Highlighting concerns over radicalisation, a documentary was due to be shown later Tuesday featuring Siddhartha Dhar, a Briton suspected of being the gunman who featured in an ISIS execution video released earlier this month.
The programme features interviews with Dhar -- a former bouncy castle salesman who was born a Hindu but converted to Islam, taking the name Abu Rumaysah -- filmed in London before he moved to Syria in 2014.
One sequence reportedly shows Dhar rummaging in his garage before emerging with an ISIS flag, saying: "One day when the sharia comes, you will see this black flag everywhere" -- including over Downing Street.
Dhar's sister Konika told a parliamentary committee Tuesday that, while she was not certain the man in the ISIS video was her brother, she believed he had been "brainwashed".
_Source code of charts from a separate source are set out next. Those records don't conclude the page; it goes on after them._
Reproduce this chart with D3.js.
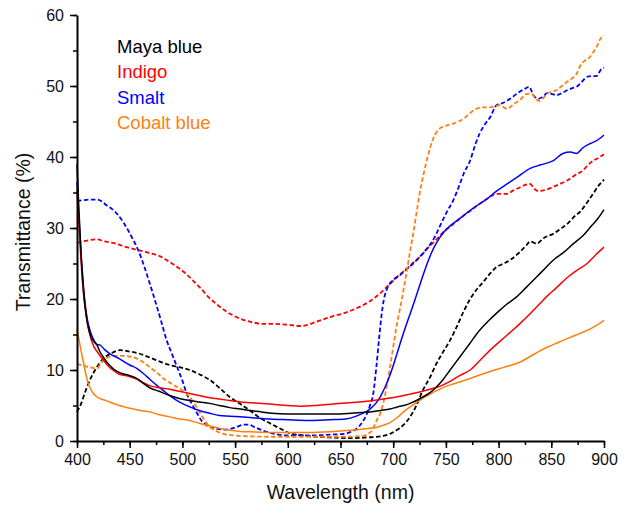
<!DOCTYPE html>
<html>
<head>
<meta charset="utf-8">
<script src="https://cdn.jsdelivr.net/npm/d3@7"></script>
<style>
  html, body { margin: 0; padding: 0; background: #fff; }
  svg { display: block; font-family: "Liberation Sans", Arial, sans-serif; }
</style>
</head>
<body>
<div id="chart"></div>
<script>
// ---- Data (wavelength nm, transmittance %) ----
const mayaBlueSolid = [[400,39],[402,32],[404,26],[406,21.5],[408,18.5],[410,16.5],[413,14.8],[416,14],[419,13.5],[422,12.5],[425,11.8],[430,10.8],[435,10.1],[441,9.6],[450,9.2],[457,8.8],[463,8.1],[469,7.5],[478,7.0],[488,6.4],[497,6.0],[507,5.7],[516,5.5],[526,5.3],[535,5.0],[545,4.7],[555,4.5],[564,4.3],[575,4.1],[585,3.9],[600,3.8],[615,3.8],[627,3.8],[645,3.8],[660,3.9],[670,4.0],[678,4.1],[688,4.3],[697,4.5],[704,4.8],[710,5.0],[716,5.3],[722,5.7],[728,6.2],[735,6.8],[741,7.6],[747,8.6],[754,10.0],[763,11.8],[772,13.6],[782,15.6],[791,17.0],[801,18.4],[808,19.3],[817,20.3],[826,21.6],[836,23.1],[844,24.3],[852,25.5],[862,26.6],[871,27.8],[880,28.9],[887,30.1],[894,31.3],[900,32.6]];
const mayaBlueDashed = [[400,4.1],[404,5.3],[408,7],[412,8.5],[418,10.2],[425,11.6],[433,12.4],[441,12.8],[450,12.6],[457,12.4],[465,12.0],[475,11.4],[488,10.7],[497,10.4],[507,10.0],[516,9.4],[526,8.6],[535,7.5],[545,6.2],[555,5.2],[564,4.3],[573,3.3],[583,2.5],[592,1.8],[602,1.1],[614,0.8],[627,0.6],[640,0.5],[659,0.4],[675,0.5],[690,0.7],[697,1.0],[703,1.5],[710,2.3],[716,3.4],[722,5.0],[728,7.1],[735,9.0],[741,10.9],[748,12.7],[754,14.2],[760,16.0],[767,18.3],[773,20.0],[779,21.3],[786,22.5],[792,23.6],[798,24.5],[805,25.0],[812,25.6],[820,26.6],[826,27.5],[830,28.1],[836,27.8],[843,28.6],[852,29.2],[860,30.0],[866,30.7],[871,31.5],[878,32.4],[884,33.6],[890,34.9],[895,36.0],[900,36.8]];
const indigoSolid = [[400,35.3],[402,30],[404,25],[406,21],[408,18.5],[410,16.5],[413,14.5],[416,13.3],[420,12.4],[425,11.4],[430,10.5],[434,10.0],[440,9.4],[447,9.2],[457,8.7],[463,8.2],[469,7.8],[478,7.5],[488,7.3],[497,7.0],[507,6.7],[516,6.4],[526,6.1],[535,5.9],[545,5.7],[555,5.5],[564,5.4],[583,5.2],[600,5.0],[612,4.9],[627,5.0],[643,5.2],[659,5.4],[675,5.6],[690,5.9],[703,6.2],[716,6.6],[725,6.9],[735,7.3],[744,7.7],[754,8.4],[763,9.2],[773,10.0],[782,11.3],[792,12.8],[801,14.0],[811,15.3],[820,16.5],[827,17.5],[835,18.7],[842,19.8],[846,20.4],[855,21.6],[865,23.0],[874,24.0],[884,25.0],[892,26.2],[900,27.3]];
const indigoDashed = [[400,27.9],[405,28.1],[412,28.3],[419,28.4],[426,28.1],[434,27.9],[441,27.6],[447,27.3],[455,27.0],[463,26.7],[471,26.4],[479,26.0],[487,25.3],[495,24.5],[503,23.6],[510,22.6],[518,21.4],[526,20.1],[533,19.2],[541,18.3],[548,17.7],[557,17.1],[567,16.7],[577,16.5],[586,16.5],[598,16.4],[612,16.2],[620,16.4],[627,16.8],[635,17.2],[643,17.6],[651,17.9],[659,18.3],[665,18.7],[671,19.1],[678,19.7],[686,20.6],[694,21.7],[703,23.0],[713,24.3],[719,25.1],[725,25.9],[733,27.2],[741,28.4],[748,29.5],[756,30.4],[763,31.3],[772,32.3],[782,33.4],[790,34.2],[798,34.8],[808,34.8],[814,35.3],[820,35.7],[826,36.1],[830,36.2],[834,35.5],[838,35.2],[845,35.4],[852,35.8],[858,36.2],[865,36.7],[872,37.4],[880,38.1],[885,38.9],[890,39.5],[895,39.9],[900,40.4]];
const smaltSolid = [[400,36.5],[402,31],[404,26],[406,22],[408,19],[410,17],[413,15.3],[416,14.2],[419,13.6],[422,13.5],[426,12.9],[431,12.3],[440,11.6],[450,10.7],[457,10.2],[463,9.5],[469,8.7],[476,7.8],[482,7.1],[488,6.4],[497,5.5],[507,4.8],[516,4.3],[526,3.9],[535,3.6],[545,3.5],[555,3.4],[564,3.3],[583,3.1],[600,3.0],[620,2.9],[640,3.0],[655,3.1],[665,3.5],[671,3.9],[678,4.5],[684,5.4],[688,6.3],[692,7.5],[696,8.9],[700,10.6],[704,12.5],[708,14.4],[712,16.2],[716,17.9],[720,19.6],[724,21.4],[728,23.2],[732,24.9],[736,26.4],[741,27.9],[748,29.4],[754,30.3],[761,31.1],[767,31.8],[778,33.0],[789,34.1],[798,35.2],[808,36.2],[818,37.2],[830,38.4],[840,38.9],[852,39.5],[861,40.5],[868,40.7],[874,40.5],[880,41.3],[887,41.9],[893,42.3],[900,43.1]];
const smaltDashed = [[400,33.8],[405,33.9],[412,34.0],[419,34.0],[424,33.7],[428,33.2],[433,32.7],[438,32.0],[444,30.8],[448,29.8],[452,28.7],[458,26.9],[464,24.5],[469,22.2],[474,19.8],[480,16.8],[485,14.2],[490,12.3],[495,10.4],[500,8.5],[504,6.7],[509,5.2],[514,3.9],[518,2.9],[523,2.2],[528,1.9],[533,1.7],[540,1.6],[545,1.7],[552,2.0],[558,2.3],[563,2.3],[568,2.0],[574,1.6],[580,1.3],[588,1.0],[596,0.8],[610,0.8],[627,0.8],[640,0.9],[653,1.0],[660,1.3],[665,1.7],[670,2.5],[675,3.8],[678,5.0],[681,6.6],[684,10.4],[687,15.0],[689,17.8],[691,19.8],[694,21.4],[697,22.2],[701,22.8],[706,23.3],[712,24.1],[719,25.0],[725,25.9],[732,27.1],[737,28.1],[741,29.2],[746,30.8],[751,32.3],[757,33.9],[762,35.7],[767,37.7],[773,39.5],[778,41.8],[782,43.3],[787,44.6],[792,45.6],[798,47.3],[804,47.6],[811,48.2],[820,49.2],[825,49.6],[829,49.9],[833,48.7],[838,48.2],[842,48.5],[846,49.0],[850,48.9],[855,48.7],[860,49.0],[865,49.4],[870,49.7],[874,49.9],[879,50.6],[884,51.3],[888,51.4],[893,51.4],[897,52.3],[900,52.6]];
const cobaltSolid = [[400,15.8],[402,14.2],[404,12.6],[406,11.2],[408,9.7],[410,8.4],[412,7.6],[415,6.8],[419,6.2],[425,5.8],[431,5.5],[440,5.0],[450,4.6],[460,4.3],[469,4.1],[478,3.7],[488,3.4],[497,3.1],[507,2.9],[516,2.5],[526,2.1],[535,1.8],[545,1.5],[555,1.35],[564,1.3],[583,1.2],[600,1.2],[620,1.2],[640,1.3],[659,1.5],[672,1.7],[684,1.9],[690,2.2],[697,2.6],[703,3.2],[709,4.0],[716,4.8],[722,5.4],[728,6.0],[735,6.6],[744,7.3],[754,7.9],[763,8.3],[773,8.8],[782,9.3],[792,9.8],[801,10.2],[810,10.6],[820,11.1],[830,11.9],[838,12.6],[846,13.2],[857,13.9],[868,14.6],[878,15.2],[887,15.8],[894,16.4],[900,17.0]];
const cobaltDashed = [[400,10.9],[406,10.6],[412,10.4],[419,10.2],[422,10.8],[425,11.4],[430,11.8],[436,12.0],[444,12.0],[450,11.9],[457,11.6],[463,11.1],[469,10.4],[476,9.6],[482,8.8],[488,8.2],[495,7.6],[501,7.0],[507,6.2],[512,5.1],[517,3.9],[521,2.9],[526,2.0],[532,1.4],[539,1.0],[548,0.8],[558,0.7],[583,0.6],[620,0.6],[650,0.6],[671,0.7],[676,1.0],[680,1.5],[684,2.8],[688,4.0],[691,5.6],[694,7.8],[697,10.4],[700,13.2],[703,16.0],[706,18.3],[708,19.8],[710,21.5],[713,24.0],[716,26.7],[719,29.2],[722,32.0],[725,34.8],[729,37.7],[733,40.2],[738,42.6],[744,44.0],[750,44.4],[757,44.7],[762,45.0],[767,45.4],[773,46.2],[779,46.8],[786,47.0],[792,47.0],[798,47.2],[801,47.3],[805,47.0],[808,46.8],[814,47.4],[820,48.0],[827,48.9],[831,48.9],[835,48.2],[839,47.9],[843,48.4],[846,48.9],[850,49.2],[855,49.4],[860,50.0],[865,50.6],[870,51.1],[874,51.7],[878,53.0],[882,53.6],[886,54.0],[890,54.8],[893,55.5],[896,56.5],[900,57.1]];

const legendLabels = ["Maya blue", "Indigo", "Smalt", "Cobalt blue"];
const legendColors = ["#000000", "#ff0000", "#0000ff", "#ff7f0f"];
const xTicks = [400, 450, 500, 550, 600, 650, 700, 750, 800, 850, 900];
const yTicks = [0, 10, 20, 30, 40, 50, 60];

const series = [
  { data: mayaBlueDashed, color: legendColors[0], dashed: true },
  { data: indigoDashed, color: legendColors[1], dashed: true },
  { data: smaltDashed, color: legendColors[2], dashed: true },
  { data: cobaltDashed, color: legendColors[3], dashed: true },
  { data: cobaltSolid, color: legendColors[3], dashed: false },
  { data: smaltSolid, color: legendColors[2], dashed: false },
  { data: indigoSolid, color: legendColors[1], dashed: false },
  { data: mayaBlueSolid, color: legendColors[0], dashed: false }
];

// ---- Layout ----
const W = 629, H = 506;
const margin = { top: 15, right: 25, bottom: 65, left: 77 };
const svg = d3.select("#chart").append("svg").attr("width", W).attr("height", H);

const x = d3.scaleLinear().domain([400, 900]).range([margin.left, W - margin.right]);
const y = d3.scaleLinear().domain([0, 60]).range([H - margin.bottom, margin.top]);

// Lines
const line = d3.line().x(d => x(d[0])).y(d => y(d[1])).curve(d3.curveMonotoneX);
const g = svg.append("g");
series.forEach(s => {
  g.append("path")
    .datum(s.data)
    .attr("fill", "none")
    .attr("stroke", s.color)
    .attr("stroke-width", s.dashed ? 1.8 : 1.5)
    .attr("stroke-dasharray", s.dashed ? "4.5,2.5" : null)
    .attr("stroke-linejoin", "round")
    .attr("d", line);
});

// Minor ticks
const minorX = d3.range(400, 901, 25);
const minorY = d3.range(0, 61, 5);
svg.append("g")
  .attr("transform", `translate(0,${y(0)})`)
  .call(d3.axisBottom(x).tickValues(minorX).tickSize(4).tickFormat("").tickSizeOuter(0))
  .call(a => a.select(".domain").remove())
  .call(a => a.selectAll("line").attr("stroke-width", 1.5));
svg.append("g")
  .attr("transform", `translate(${x(400)},0)`)
  .call(d3.axisLeft(y).tickValues(minorY).tickSize(4).tickFormat("").tickSizeOuter(0))
  .call(a => a.select(".domain").remove())
  .call(a => a.selectAll("line").attr("stroke-width", 1.5));

// Major axes
const xAxis = svg.append("g")
  .attr("transform", `translate(0,${y(0)})`)
  .call(d3.axisBottom(x).tickValues(xTicks).tickSize(7).tickPadding(6).tickSizeOuter(0));
const yAxis = svg.append("g")
  .attr("transform", `translate(${x(400)},0)`)
  .call(d3.axisLeft(y).tickValues(yTicks).tickSize(7).tickPadding(6).tickSizeOuter(0));
[xAxis, yAxis].forEach(a => {
  a.select(".domain").attr("stroke-width", 2);
  a.selectAll("line").attr("stroke-width", 1.5);
  a.selectAll("text").attr("font-size", 16).attr("fill", "#111")
    .attr("font-family", '"Liberation Sans", Arial, sans-serif');
});

// Axis titles
svg.append("text")
  .attr("x", (x(400) + x(900)) / 2)
  .attr("y", 499)
  .attr("text-anchor", "middle")
  .attr("font-size", 19.5)
  .attr("fill", "#111")
  .text("Wavelength (nm)");
svg.append("text")
  .attr("transform", `translate(30,${232}) rotate(-90)`)
  .attr("text-anchor", "middle")
  .attr("font-size", 19.5)
  .attr("fill", "#111")
  .text("Transmittance (%)");

// Legend
const legend = svg.append("g");
legendLabels.forEach((lab, i) => {
  legend.append("text")
    .attr("x", 117)
    .attr("y", 53 + i * 25.3)
    .attr("font-size", 18.5)
    .attr("fill", legendColors[i])
    .text(lab);
});
</script>
</body>
</html>
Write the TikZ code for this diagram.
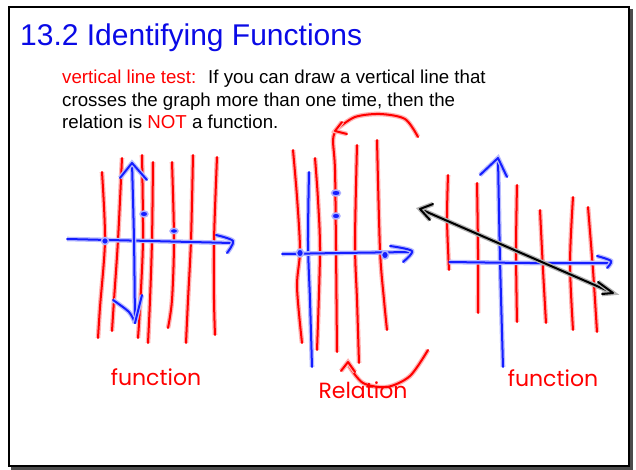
\documentclass[tikz,border=0pt]{standalone}
\usepackage{fontspec}
\setmainfont{Liberation Sans}
\newfontfamily\handfont{Poppins}
\definecolor{penred}{RGB}{255,0,0}
\definecolor{penblue}{RGB}{20,30,255}
\definecolor{titleblue}{RGB}{10,10,230}
\tikzset{
  pen/.style={line cap=round, line join=round, line width=2pt},
  redpen/.style={pen, draw=penred, preaction={draw=penred!30, line width=4.6pt}},
  bluepen/.style={pen, draw=penblue, preaction={draw=penblue!30, line width=4.6pt}},
  blackpen/.style={pen, draw=black, preaction={draw=black!30, line width=4.6pt}},
  bluedot/.style={fill=penblue, draw=penblue!35, line width=1.5pt},
  hand/.style={text=penred, inner sep=0pt, font=\handfont\fontsize{22}{24}\selectfont},
  body/.style={inner sep=0pt, anchor=base west, font=\fontsize{18.7}{22}\selectfont}
}
\begin{document}
\begin{tikzpicture}[x=1pt,y=-1pt]
\useasboundingbox (0,0) rectangle (636,470);
\fill[white] (0,0) rectangle (636,470);
% frame
\draw[black!70, line width=3pt] (631,9) -- (631,468) -- (11,468);
\draw[black, line width=1.6pt] (9,7) rectangle (629,466);
% title and text
\node[anchor=base west, inner sep=0pt, text=titleblue, font=\fontsize{30}{34}\selectfont] (title) at (20,46) {13.2 Identifying Functions};
\node[body, text=penred] (vlt) at (62,84) {vertical line test:};
\node[body] (l1) at (208,84) {If you can draw a vertical line that};
\node[body] (l2) at (62,106.5) {crosses the graph more than one time, then the};
\node[body] (l3) at (62,129) {relation is \textcolor{penred}{NOT} a function.};

% ---------- graph 1 ----------
\draw[redpen] plot[smooth] coordinates {(102,172) (105,240) (100,307) (98,338)};
\draw[redpen] plot[smooth] coordinates {(122,158) (118,240) (114,300) (112,331)};
\draw[redpen] plot[smooth] coordinates {(142,155) (143,240) (140,307) (138,338)};
\draw[redpen] plot[smooth] coordinates {(153,162) (152,240) (150,300) (148,343)};
\draw[redpen] plot[smooth] coordinates {(172,162) (174,240) (172,300) (168,328)};
\draw[redpen] plot[smooth] coordinates {(193,155) (191,240) (188,300) (186,343)};
\draw[redpen] plot[smooth] coordinates {(217,157) (214,240) (214,300) (215,335)};
\draw[bluepen] plot[smooth] coordinates {(67,239) (150,241) (232,243)};
\draw[bluepen] plot[smooth] coordinates {(216,235) (233,241) (227,253)};
\draw[bluepen] plot[smooth] coordinates {(132,163) (134,240) (135,323)};
\draw[bluepen] (120,178) -- (132,163) -- (147,180);
\draw[bluepen] plot[smooth] coordinates {(113,300) (129,312) (135,323)};
\draw[bluepen] (142,295) -- (135,323);
\filldraw[bluedot] (144,214) ellipse (4 and 3);
\filldraw[bluedot] (174,231) ellipse (4 and 2.6);
\filldraw[bluedot] (105,241) ellipse (3.5 and 3.5);
\node[hand] (f1) at (156,377) {function};

% ---------- graph 2 ----------
\draw[redpen] plot[smooth] coordinates {(293,150) (297,197) (300,250) (297,287) (302,343)};
\draw[redpen] plot[smooth] coordinates {(315,158) (318,200) (320,253) (317,350)};
\draw[redpen] plot[smooth] coordinates {(337,352) (336,250) (335,170) (333,140) (336,130)};
\draw[redpen] plot[smooth] coordinates {(418,137) (405,119) (380,114) (355,117) (337,129)};
\draw[redpen] (342,122) -- (335,131) -- (347,134);
\draw[redpen] plot[smooth] coordinates {(357,145) (355,243) (357,300) (359,363)};
\draw[redpen] plot[smooth] coordinates {(377,140) (380,250) (384,300) (387,330)};
\draw[bluepen] plot[smooth] coordinates {(309,172) (308,243) (310,300) (312,367)};
\draw[bluepen] plot[smooth] coordinates {(282,254) (340,253) (412,252)};
\draw[bluepen] plot[smooth] coordinates {(390,246) (412,251) (403,262)};
\filldraw[bluedot] (336,193) ellipse (4.5 and 3);
\filldraw[bluedot] (336,216) ellipse (4 and 3);
\filldraw[bluedot] (300,253) ellipse (3.5 and 4);
\filldraw[bluedot] (385,255) ellipse (3.5 and 4);
\draw[redpen] plot[smooth] coordinates {(428,350) (410,376) (387,387) (363,383) (349,366)};
\draw[redpen] (341,371) -- (348,362) -- (355,372);
\node[hand] (rel) at (363,390) {Relation};

% ---------- graph 3 ----------
\draw[redpen] plot[smooth] coordinates {(448,175) (447,220) (449,270)};
\draw[redpen] plot[smooth] coordinates {(477,183) (478,250) (478,313)};
\draw[redpen] plot[smooth] coordinates {(517,185) (516,250) (517,322)};
\draw[redpen] plot[smooth] coordinates {(540,210) (543,270) (546,323)};
\draw[redpen] plot[smooth] coordinates {(573,197) (570,263) (573,330)};
\draw[redpen] plot[smooth] coordinates {(588,207) (593,270) (597,332)};
\draw[bluepen] plot[smooth] coordinates {(498,158) (500,260) (503,367)};
\draw[bluepen] (480,175) -- (498,158) -- (507,177);
\draw[bluepen] plot[smooth] coordinates {(449,262) (530,263) (610,263)};
\draw[bluepen] plot[smooth] coordinates {(597,256) (611,261) (607,268)};
\draw[blackpen] (420,209) -- (613,293);
\draw[blackpen] (433,204) -- (420,209) -- (430,220);
\draw[blackpen] (598,282) -- (613,293) -- (602,294);
\node[hand] (f2) at (553,378) {function};
\end{tikzpicture}
\end{document}
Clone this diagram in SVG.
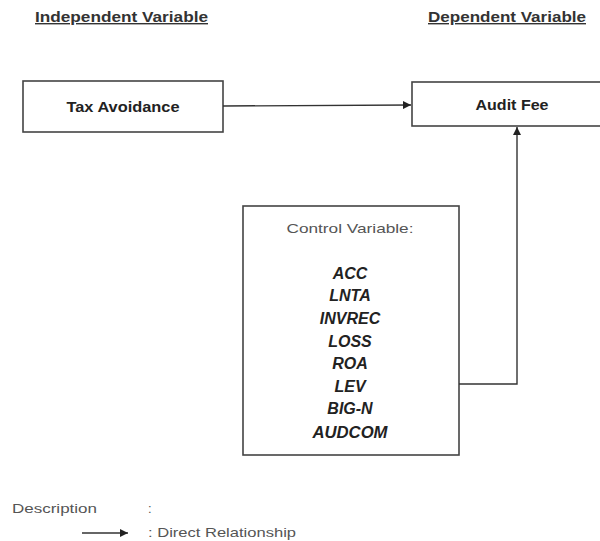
<svg xmlns="http://www.w3.org/2000/svg" width="600" height="541" viewBox="0 0 600 541">
<style>
.box{fill:#fff;stroke:#444;stroke-width:1.6}
.hdr{font-family:"Liberation Sans",Arial,sans-serif;font-weight:bold;font-size:14px;fill:#333;text-decoration:underline}
.lbl{font-family:"Liberation Sans",Arial,sans-serif;font-weight:bold;font-size:14px;fill:#222;text-anchor:middle}
.ctl{font-family:"Liberation Sans",Arial,sans-serif;font-size:13px;fill:#555;text-anchor:middle}
.itm{font-family:"Liberation Sans",Arial,sans-serif;font-weight:bold;font-style:italic;font-size:16px;fill:#222;text-anchor:middle}
.desc{font-family:"Liberation Sans",Arial,sans-serif;font-size:13px;fill:#555}
.con{fill:none;stroke:#333;stroke-width:1.4}
</style>
<defs>
<marker id="ah" viewBox="0 0 10 10" refX="10" refY="5" markerWidth="8" markerHeight="8" markerUnits="userSpaceOnUse" orient="auto">
<path d="M0,0 L10,5 L0,10 z" fill="#222"/>
</marker>
</defs>
<text class="hdr" x="35" y="22" textLength="173" lengthAdjust="spacingAndGlyphs">Independent Variable</text>
<text class="hdr" x="428" y="22" textLength="158" lengthAdjust="spacingAndGlyphs">Dependent Variable</text>
<g id="tax">
<rect class="box" x="23" y="81" width="200" height="51"/>
<text class="lbl" x="123" y="112" textLength="113" lengthAdjust="spacingAndGlyphs">Tax Avoidance</text>
</g>
<g id="audit">
<rect class="box" x="412" y="82" width="200" height="44"/>
<text class="lbl" x="512" y="110" textLength="73" lengthAdjust="spacingAndGlyphs">Audit Fee</text>
</g>
<g id="control">
<rect class="box" x="243" y="206" width="216" height="249"/>
<text class="ctl" x="350" y="233" textLength="127" lengthAdjust="spacingAndGlyphs">Control Variable:</text>
<text class="itm" x="350" y="279">ACC</text>
<text class="itm" x="350" y="301">LNTA</text>
<text class="itm" x="350" y="324">INVREC</text>
<text class="itm" x="350" y="347">LOSS</text>
<text class="itm" x="350" y="369">ROA</text>
<text class="itm" x="350" y="392">LEV</text>
<text class="itm" x="350" y="414">BIG-N</text>
<text class="itm" x="350" y="438" textLength="75" lengthAdjust="spacingAndGlyphs">AUDCOM</text>
</g>
<g id="connectors">
<path class="con" d="M223,106 L411,105" marker-end="url(#ah)"/>
<path class="con" d="M459,384 L517,384 L517,127" marker-end="url(#ah)"/>
</g>
<g id="legend">
<text class="desc" x="12" y="513" textLength="85" lengthAdjust="spacingAndGlyphs">Description</text>
<text class="desc" x="148" y="513">:</text>
<path class="con" d="M82,533 L128,533" marker-end="url(#ah)"/>
<text class="desc" x="148" y="537" textLength="148" lengthAdjust="spacingAndGlyphs">: Direct Relationship</text>
</g>
</svg>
"He was fun-loving, very laid back, easy going, very friendly with everyone and I think it's quite hard for me to even know within myself what triggered him to become the person he has become today," she said.
Konika Dhar said she had made several attempts to contact her brother in Syria and had had two brief email exchanges.
"I can't accept that he would ever do that," she said when asked about whether her brother was the man in the video. "I still don't believe it."